Les sites internet qui vendaient des compteurs geiger ont été en rupture de stock en quelques jours. Le 26 mars 2011, plus de 250 000 personnes ont manifesté dans toute l’Allemagne contre la politique nucléaire allemande. « On n’a jamais vu autant de gens se réunir de manière aussi rapide dans toute l’histoire du mouvement antinucléaire », expliquait alors Jochen Stay, un porte-parole d’Ausgestrahlt, l’une des principales associations antinucléaires en république fédérale.
L’opposition des Allemands au nucléaire a des racines à la fois culturelles, sociétales et politiques. « Les historiens ont beaucoup écrit sur ce sujet, explique Helmuth Trischler, le directeur de la recherche au Deutsche Museum de Munich. Lorsque l’Allemagne a décidé de construire des centrales nucléaires, la population a jugé qu’elle devait s’opposer à cette décision prise sans son accord pour montrer qu’elle n’accepterait plus jamais de se plier aux choix d’un régime autoritaire comme cela avait été le cas dans les années 1930. » Nos voisins ont également sans cesse lié le nucléaire civil à l’arme atomique que les nazis avaient cherché à obtenir. La question de la gestion des déchets radioactifs a aussi toujours préoccupé ce pays où les écologistes sont nombreux et puissants. La catastrophe de Tchernobyl le 26 avril 1986 a semé la panique dans toute l’Allemagne et a généré une véritable méfiance envers les politiques qui ont cherché, dans un premier temps, à minimiser l’impact du nuage radioactif qui a traversé le nord de la République fédérale. L’accident de la centrale de Fukushima au Japon a ravivé les craintes enfouies dans l’inconscient de la population.

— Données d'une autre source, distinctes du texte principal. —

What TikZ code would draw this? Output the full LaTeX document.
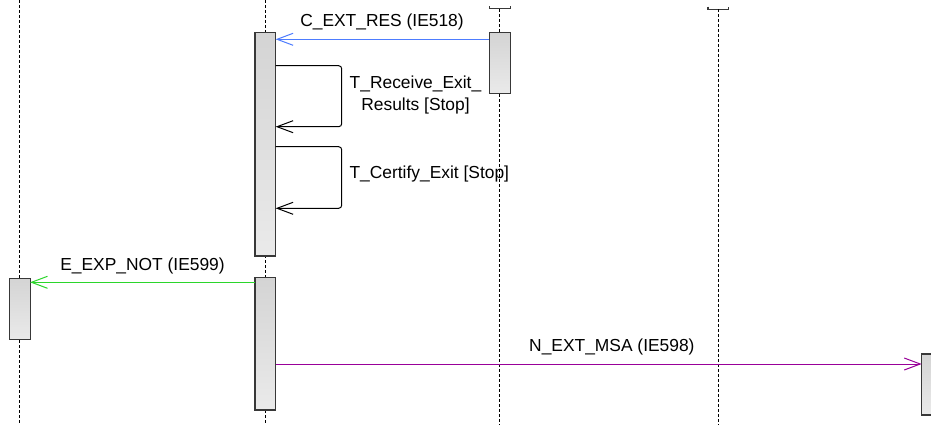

Pragmatiques, les Allemands ont, dans un premier temps, accepté la construction de réacteurs nucléaires pour accompagner l’industrialisation de leur nation mais n’ont jamais ressenti, comme en France, de sentiment de fierté envers leur contrôle de l’atome. D’autant plus qu’ils ont longtemps craint d’être les premiers à recevoir les bombes atomiques soviétiques en cas de conflit Est-Ouest.